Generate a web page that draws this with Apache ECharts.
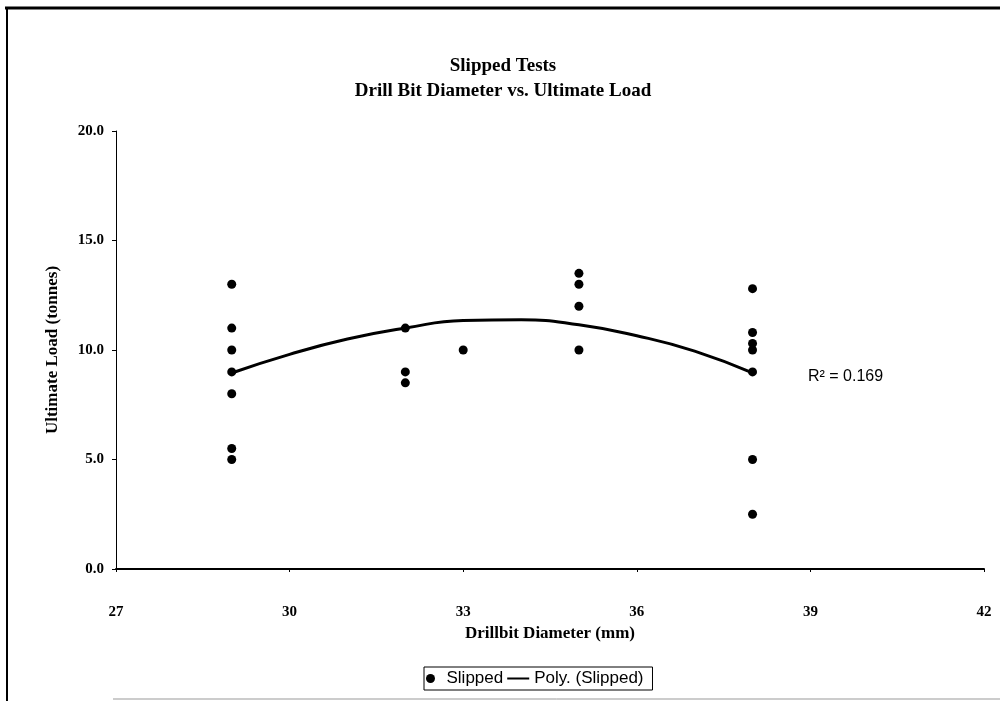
<!DOCTYPE html>
<html>
<head>
<meta charset="utf-8">
<script src="https://cdn.jsdelivr.net/npm/echarts@6/dist/echarts.min.js"></script>
<style>html,body{margin:0;padding:0;background:#fff}#c{width:1000px;height:701px}</style>
</head>
<body>
<div id="c"></div>
<script>
// Data
const diameterX = [29, 29, 29, 29, 29, 29, 29, 32, 32, 32, 33, 35, 35, 35, 35, 38, 38, 38, 38, 38, 38, 38];
const loadY     = [13.0, 11.0, 10.0, 9.0, 8.0, 5.5, 5.0, 11.0, 9.0, 8.5, 10.0, 13.5, 13.0, 12.0, 10.0, 12.8, 10.8, 10.3, 10.0, 9.0, 5.0, 2.5];
// Polynomial trendline (as drawn in the reference)
const trendX = [29, 30, 31, 32, 33, 34, 35, 36, 37, 38];
const trendY = [8.95, 9.8, 10.5, 11.0, 11.35, 11.38, 11.15, 10.65, 9.95, 8.95];
const xTicks = [27, 30, 33, 36, 39, 42];
const yTicks = [0, 5, 10, 15, 20];
const rSquaredText = 'R\u00b2 = 0.169';

const serif = 'Liberation Serif';
const sans = 'Liberation Sans';
const chart = echarts.init(document.getElementById('c'), null, {renderer: 'canvas'});
chart.setOption({
  animation: false,
  backgroundColor: '#fff',
  title: {
    text: 'Slipped Tests\nDrill Bit Diameter vs. Ultimate Load',
    left: 498, top: 49, textAlign: 'center',
    textStyle: {fontFamily: serif, fontWeight: 'bold', fontSize: 19, lineHeight: 25, color: '#000'}
  },
  grid: {left: 116, right: 16, top: 131, bottom: 132, containLabel: false},
  xAxis: {
    type: 'value', min: xTicks[0], max: xTicks[xTicks.length - 1], interval: 3,
    name: 'Drillbit Diameter (mm)', nameLocation: 'middle', nameGap: 56,
    nameTextStyle: {fontFamily: serif, fontWeight: 'bold', fontSize: 17, color: '#000'},
    axisLine: {show: true, onZero: false, lineStyle: {color: '#000', width: 2}},
    axisTick: {show: true, length: 3, lineStyle: {color: '#000'}},
    axisLabel: {fontFamily: serif, fontWeight: 'bold', fontSize: 15, color: '#000', margin: 36},
    splitLine: {show: false}
  },
  yAxis: {
    type: 'value', min: yTicks[0], max: yTicks[yTicks.length - 1], interval: 5,
    name: 'Ultimate Load (tonnes)', nameLocation: 'middle', nameGap: 55, nameRotate: 90,
    nameTextStyle: {fontFamily: serif, fontWeight: 'bold', fontSize: 17, color: '#000'},
    axisLine: {show: true, lineStyle: {color: '#000', width: 1}},
    axisTick: {show: true, length: 4, lineStyle: {color: '#000'}},
    axisLabel: {fontFamily: serif, fontWeight: 'bold', fontSize: 15, color: '#000', margin: 12,
      formatter: v => v.toFixed(1)},
    splitLine: {show: false}
  },
  legend: {
    left: 424, top: 667, orient: 'horizontal',
    borderColor: '#000', borderWidth: 1, padding: [3, 9, 3, 2],
    itemGap: 4, itemWidth: 22, itemHeight: 9,
    textStyle: {fontFamily: sans, fontSize: 17, color: '#000'},
    data: [
      {name: 'Slipped', icon: 'circle'},
      {name: 'Poly. (Slipped)', icon: 'path://M0,0L0.01,0M0,3.6L22,3.6L22,5.4L0,5.4ZM22,9L21.99,9'}
    ]
  },
  series: [
    {
      name: 'Slipped', type: 'scatter', symbol: 'circle', symbolSize: 9,
      itemStyle: {color: '#000', opacity: 1},
      data: diameterX.map((x, i) => [x, loadY[i]]),
      z: 3
    },
    {
      name: 'Poly. (Slipped)', type: 'line', smooth: 0.5, symbol: 'none', showSymbol: false,
      lineStyle: {color: '#000', width: 3},
      itemStyle: {color: '#000'},
      data: trendX.map((x, i) => [x, trendY[i]]),
      z: 2
    }
  ],
  graphic: [
    {type: 'line', shape: {x1: 5, y1: 8, x2: 1000, y2: 8}, style: {stroke: '#000', lineWidth: 3}},
    {type: 'line', shape: {x1: 7, y1: 8, x2: 7, y2: 701}, style: {stroke: '#000', lineWidth: 2}},
    {type: 'line', shape: {x1: 113, y1: 699, x2: 1000, y2: 699}, style: {stroke: '#999', lineWidth: 1}},
    {type: 'text', left: 808, top: 369,
      style: {text: rSquaredText, font: '16px "Liberation Sans"', fill: '#000'}}
  ]
});
</script>
</body>
</html>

═══

The problem: Print the whole listing above once more, word for word, without its pictures.

Reply to the exercise:
Generate a web page that draws this with Apache ECharts.
<!DOCTYPE html>
<html>
<head>
<meta charset="utf-8">
<script src="https://cdn.jsdelivr.net/npm/echarts@6/dist/echarts.min.js"></script>
<style>html,body{margin:0;padding:0;background:#fff}#c{width:1000px;height:701px}</style>
</head>
<body>
<div id="c"></div>
<script>
// Data
const diameterX = [29, 29, 29, 29, 29, 29, 29, 32, 32, 32, 33, 35, 35, 35, 35, 38, 38, 38, 38, 38, 38, 38];
const loadY     = [13.0, 11.0, 10.0, 9.0, 8.0, 5.5, 5.0, 11.0, 9.0, 8.5, 10.0, 13.5, 13.0, 12.0, 10.0, 12.8, 10.8, 10.3, 10.0, 9.0, 5.0, 2.5];
// Polynomial trendline (as drawn in the reference)
const trendX = [29, 30, 31, 32, 33, 34, 35, 36, 37, 38];
const trendY = [8.95, 9.8, 10.5, 11.0, 11.35, 11.38, 11.15, 10.65, 9.95, 8.95];
const xTicks = [27, 30, 33, 36, 39, 42];
const yTicks = [0, 5, 10, 15, 20];
const rSquaredText = 'R\u00b2 = 0.169';

const serif = 'Liberation Serif';
const sans = 'Liberation Sans';
const chart = echarts.init(document.getElementById('c'), null, {renderer: 'canvas'});
chart.setOption({
  animation: false,
  backgroundColor: '#fff',
  title: {
    text: 'Slipped Tests\nDrill Bit Diameter vs. Ultimate Load',
    left: 498, top: 49, textAlign: 'center',
    textStyle: {fontFamily: serif, fontWeight: 'bold', fontSize: 19, lineHeight: 25, color: '#000'}
  },
  grid: {left: 116, right: 16, top: 131, bottom: 132, containLabel: false},
  xAxis: {
    type: 'value', min: xTicks[0], max: xTicks[xTicks.length - 1], interval: 3,
    name: 'Drillbit Diameter (mm)', nameLocation: 'middle', nameGap: 56,
    nameTextStyle: {fontFamily: serif, fontWeight: 'bold', fontSize: 17, color: '#000'},
    axisLine: {show: true, onZero: false, lineStyle: {color: '#000', width: 2}},
    axisTick: {show: true, length: 3, lineStyle: {color: '#000'}},
    axisLabel: {fontFamily: serif, fontWeight: 'bold', fontSize: 15, color: '#000', margin: 36},
    splitLine: {show: false}
  },
  yAxis: {
    type: 'value', min: yTicks[0], max: yTicks[yTicks.length - 1], interval: 5,
    name: 'Ultimate Load (tonnes)', nameLocation: 'middle', nameGap: 55, nameRotate: 90,
    nameTextStyle: {fontFamily: serif, fontWeight: 'bold', fontSize: 17, color: '#000'},
    axisLine: {show: true, lineStyle: {color: '#000', width: 1}},
    axisTick: {show: true, length: 4, lineStyle: {color: '#000'}},
    axisLabel: {fontFamily: serif, fontWeight: 'bold', fontSize: 15, color: '#000', margin: 12,
      formatter: v => v.toFixed(1)},
    splitLine: {show: false}
  },
  legend: {
    left: 424, top: 667, orient: 'horizontal',
    borderColor: '#000', borderWidth: 1, padding: [3, 9, 3, 2],
    itemGap: 4, itemWidth: 22, itemHeight: 9,
    textStyle: {fontFamily: sans, fontSize: 17, color: '#000'},
    data: [
      {name: 'Slipped', icon: 'circle'},
      {name: 'Poly. (Slipped)', icon: 'path://M0,0L0.01,0M0,3.6L22,3.6L22,5.4L0,5.4ZM22,9L21.99,9'}
    ]
  },
  series: [
    {
      name: 'Slipped', type: 'scatter', symbol: 'circle', symbolSize: 9,
      itemStyle: {color: '#000', opacity: 1},
      data: diameterX.map((x, i) => [x, loadY[i]]),
      z: 3
    },
    {
      name: 'Poly. (Slipped)', type: 'line', smooth: 0.5, symbol: 'none', showSymbol: false,
      lineStyle: {color: '#000', width: 3},
      itemStyle: {color: '#000'},
      data: trendX.map((x, i) => [x, trendY[i]]),
      z: 2
    }
  ],
  graphic: [
    {type: 'line', shape: {x1: 5, y1: 8, x2: 1000, y2: 8}, style: {stroke: '#000', lineWidth: 3}},
    {type: 'line', shape: {x1: 7, y1: 8, x2: 7, y2: 701}, style: {stroke: '#000', lineWidth: 2}},
    {type: 'line', shape: {x1: 113, y1: 699, x2: 1000, y2: 699}, style: {stroke: '#999', lineWidth: 1}},
    {type: 'text', left: 808, top: 369,
      style: {text: rSquaredText, font: '16px "Liberation Sans"', fill: '#000'}}
  ]
});
</script>
</body>
</html>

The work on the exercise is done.